Stated problem →
Copy exactly, and only, the lines between the line holding "Rebuild this diagram" and the line holding "(packing_pressure) at (435,360)", inclusive; skip the pictures.

=== Materials provided ===

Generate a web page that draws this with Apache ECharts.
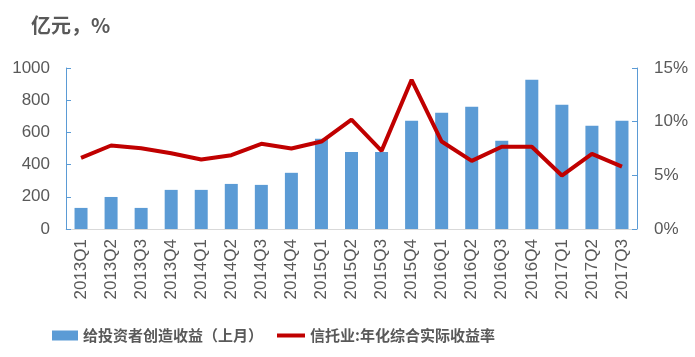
<!DOCTYPE html>
<html><head><meta charset="utf-8">
<script src="https://cdn.jsdelivr.net/npm/echarts@6/dist/echarts.min.js"></script>
<style>html,body{margin:0;padding:0;background:#fff}#c{width:695px;height:357px}</style>
</head><body><div id="c"></div>
<script>
var categories = ['2013Q1','2013Q2','2013Q3','2013Q4','2014Q1','2014Q2','2014Q3','2014Q4','2015Q1','2015Q2','2015Q3','2015Q4','2016Q1','2016Q2','2016Q3','2016Q4','2017Q1','2017Q2','2017Q3'];
var barValues = [131,199,131,243,243,280,274,349,560,479,479,672,722,759,548,927,772,641,672];
var lineValues = [6.63,7.78,7.53,7.06,6.47,6.88,7.94,7.50,8.15,10.18,7.28,13.9,8.15,6.35,7.66,7.66,4.98,7.0,5.82];
var barName = '给投资者创造收益（上月）';
var lineName = '信托业:年化综合实际收益率';
var chart = echarts.init(document.getElementById('c'));
var font = "'Noto Sans CJK SC', sans-serif";
var legendText = {fontFamily: font, fontSize: 15, fontWeight: 'bold', color: '#595959'};
chart.setOption({
  animation: false,
  textStyle: {fontFamily: font},
  title: {text: '亿元，%', left: 26, top: 10, textStyle: {fontFamily: font, fontSize: 20, fontWeight: 'bold', color: '#595959'}},
  grid: {left: 66, right: 58, top: 68, bottom: 128},
  legend: [
    {left: 47, top: 323, itemWidth: 26, itemHeight: 10, itemGap: 4, textStyle: legendText,
     data: [{name: barName, icon: 'rect'}]},
    {left: 272, top: 323, itemWidth: 28, itemHeight: 4, itemGap: 4, textStyle: legendText,
     data: [{name: lineName, icon: 'rect'}]}
  ],
  xAxis: {
    type: 'category', data: categories,
    axisLine: {lineStyle: {color: '#D9D9D9', width: 1}},
    axisTick: {show: false},
    axisLabel: {rotate: 90, fontSize: 17, color: '#595959', fontFamily: 'Liberation Sans', margin: 10}
  },
  yAxis: [
    {type: 'value', min: 0, max: 1000, interval: 200,
     axisLine: {show: true, lineStyle: {color: '#5B9BD5'}},
     axisTick: {show: true, inside: true, length: 5, lineStyle: {color: '#5B9BD5'}},
     splitLine: {show: false},
     axisLabel: {fontSize: 17, color: '#595959', fontFamily: 'Liberation Sans', margin: 16, formatter: function (v) { return String(v); }}},
    {type: 'value', min: 0, max: 15, interval: 5,
     axisLine: {show: true, lineStyle: {color: '#5B9BD5'}},
     axisTick: {show: true, inside: true, length: 5, lineStyle: {color: '#5B9BD5'}},
     splitLine: {show: false},
     axisLabel: {fontSize: 17, color: '#595959', fontFamily: 'Liberation Sans', margin: 17, formatter: '{value}%'}}
  ],
  series: [
    {name: barName, type: 'bar', data: barValues, barWidth: 13, itemStyle: {color: '#5B9BD5'}},
    {name: lineName, type: 'line', yAxisIndex: 1, data: lineValues, symbol: 'none',
     lineStyle: {color: '#C00000', width: 4}, itemStyle: {color: '#C00000'}}
  ]
});
</script></body></html>
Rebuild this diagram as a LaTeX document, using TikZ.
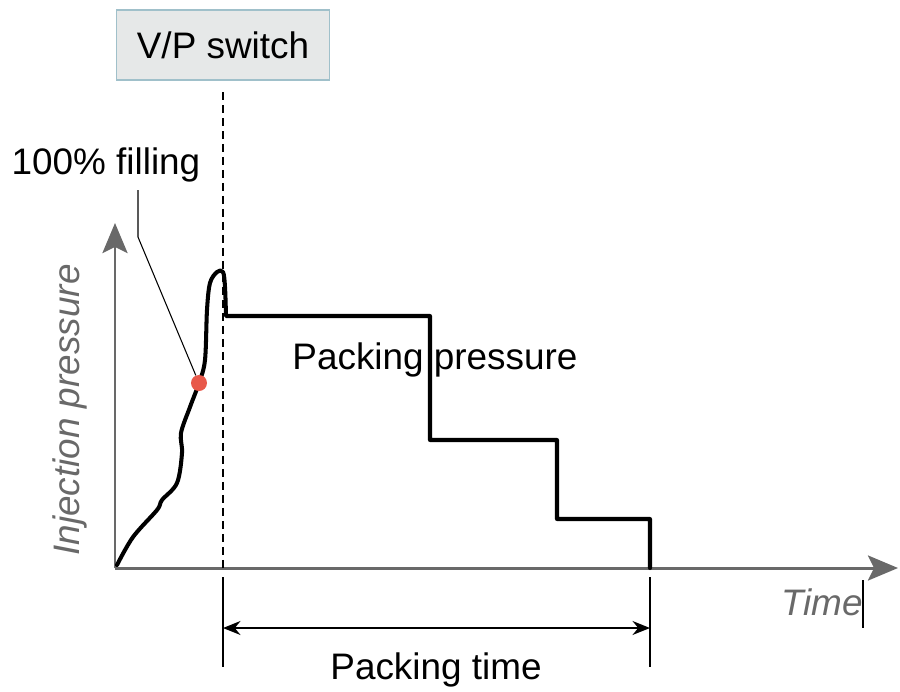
\documentclass[tikz,border=0pt]{standalone}
\usepackage{fontspec}
\setmainfont{Liberation Sans}
\usetikzlibrary{arrows.meta, positioning}

\definecolor{axisgrey}{RGB}{105,105,105}
\definecolor{boxfill}{RGB}{230,232,232}
\definecolor{boxedge}{RGB}{160,192,202}
\definecolor{dotred}{RGB}{232,88,74}

\begin{document}
\begin{tikzpicture}[x=0.02cm, y=-0.02cm]
    \tikzstyle{axis} = [
        draw=axisgrey, line width=1.7pt,
        -{Stealth[length=0.6cm, width=0.5cm, inset=0.12cm]}
    ]

    \tikzstyle{txt} = [font=\fontsize{21}{25}\selectfont, inner sep=0pt]

    \tikzstyle{axis_label} = [txt, font=\fontsize{21}{25}\selectfont\itshape, text=axisgrey]

    \tikzstyle{curve} = [line width=2.3pt, line join=round, line cap=round]

    \tikzstyle{thin} = [line width=0.6pt]

    \useasboundingbox (0,0) rectangle (900,691);

    % Axes
    \coordinate (origin) at (115,568);
    \coordinate (y_end) at (115,223);
    \coordinate (x_end) at (898,568);
    \draw[axis] (origin) -- (y_end);
    \draw[axis] (origin) -- (x_end);

    \node[axis_label, rotate=90] (y_label) at (70,410) {Injection pressure};
    \node[axis_label] (x_label) at (822,602) {Time};
    \coordinate (bar_top) at (863,580);
    \coordinate (bar_bottom) at (863,628);
    \draw[thin] (bar_top) -- (bar_bottom);

    % V/P switch
    \node[txt, draw=boxedge, fill=boxfill, line width=0.8pt,
          minimum width=4.26cm, minimum height=1.4cm] (vp_switch) at (223,45) {V/P switch};
    \coordinate (vp_top) at (223,92);
    \coordinate (vp_axis) at (223,568);
    \draw[thin, dash pattern=on 0.16cm off 0.1cm] (vp_top) -- (vp_axis);

    % Pressure curve
    \draw[curve] plot[smooth, tension=0.55] coordinates {
        (117,565) (133,537) (157,510) (162,500) (177,483) (182,453)
        (181,433) (190,407) (199,383) (205,360) (207,310) (210,283)
        (217,272) (223,272) (225,287) (226,316)
    } -- (430,316) -- (430,440) -- (557,440) -- (557,519) -- (650,519) -- (650,568);

    \node[txt] (packing_pressure) at (435,360) {Packing pressure};

    % 100% filling
    \node[circle, fill=dotred, minimum size=0.32cm, inner sep=0pt] (fill_dot) at (199,383) {};
    \node[txt] (filling) at (106,165) {100\% filling};
    \coordinate (lead_top) at (138,190);
    \coordinate (bend) at (138,237);
    \draw[thin] (lead_top) -- (bend) -- (fill_dot);

    % Packing time
    \coordinate (pt_start) at (223,577);
    \coordinate (pt_end) at (650,577);
    \coordinate (pt_left) at (223,628);
    \coordinate (pt_right) at (650,628);
    \draw[thin] (pt_start) -- ++(0,90);
    \draw[thin] (pt_end) -- ++(0,90);
    \draw[line width=0.8pt, {Stealth[length=0.35cm, width=0.28cm]}-{Stealth[length=0.35cm, width=0.28cm]}]
        (pt_left) -- (pt_right);
    \node[txt] (packing_time) at (436,670) {Packing time};

\end{tikzpicture}
\end{document}
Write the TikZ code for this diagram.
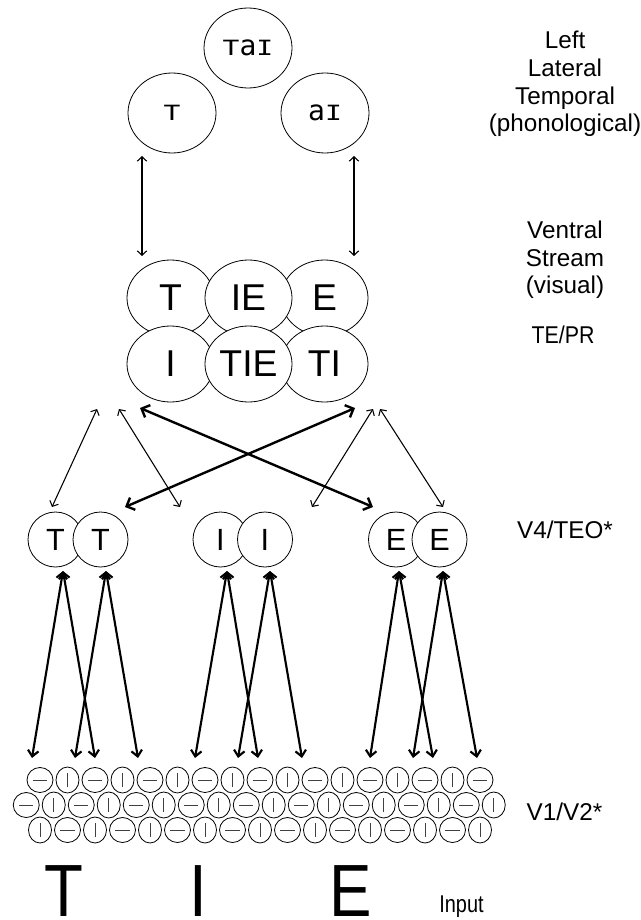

===

Response to this exercise →
Rebuild this diagram as a LaTeX document, using TikZ.
\documentclass[tikz,border=0pt]{standalone}
\usepackage{fontspec}
\setmainfont{Liberation Sans}
\usetikzlibrary{arrows.meta, positioning}

\definecolor{axisgrey}{RGB}{105,105,105}
\definecolor{boxfill}{RGB}{230,232,232}
\definecolor{boxedge}{RGB}{160,192,202}
\definecolor{dotred}{RGB}{232,88,74}

\begin{document}
\begin{tikzpicture}[x=0.02cm, y=-0.02cm]
    \tikzstyle{axis} = [
        draw=axisgrey, line width=1.7pt,
        -{Stealth[length=0.6cm, width=0.5cm, inset=0.12cm]}
    ]

    \tikzstyle{txt} = [font=\fontsize{21}{25}\selectfont, inner sep=0pt]

    \tikzstyle{axis_label} = [txt, font=\fontsize{21}{25}\selectfont\itshape, text=axisgrey]

    \tikzstyle{curve} = [line width=2.3pt, line join=round, line cap=round]

    \tikzstyle{thin} = [line width=0.6pt]

    \useasboundingbox (0,0) rectangle (900,691);

    % Axes
    \coordinate (origin) at (115,568);
    \coordinate (y_end) at (115,223);
    \coordinate (x_end) at (898,568);
    \draw[axis] (origin) -- (y_end);
    \draw[axis] (origin) -- (x_end);

    \node[axis_label, rotate=90] (y_label) at (70,410) {Injection pressure};
    \node[axis_label] (x_label) at (822,602) {Time};
    \coordinate (bar_top) at (863,580);
    \coordinate (bar_bottom) at (863,628);
    \draw[thin] (bar_top) -- (bar_bottom);

    % V/P switch
    \node[txt, draw=boxedge, fill=boxfill, line width=0.8pt,
          minimum width=4.26cm, minimum height=1.4cm] (vp_switch) at (223,45) {V/P switch};
    \coordinate (vp_top) at (223,92);
    \coordinate (vp_axis) at (223,568);
    \draw[thin, dash pattern=on 0.16cm off 0.1cm] (vp_top) -- (vp_axis);

    % Pressure curve
    \draw[curve] plot[smooth, tension=0.55] coordinates {
        (117,565) (133,537) (157,510) (162,500) (177,483) (182,453)
        (181,433) (190,407) (199,383) (205,360) (207,310) (210,283)
        (217,272) (223,272) (225,287) (226,316)
    } -- (430,316) -- (430,440) -- (557,440) -- (557,519) -- (650,519) -- (650,568);

    \node[txt] (packing_pressure) at (435,360) {Packing pressure};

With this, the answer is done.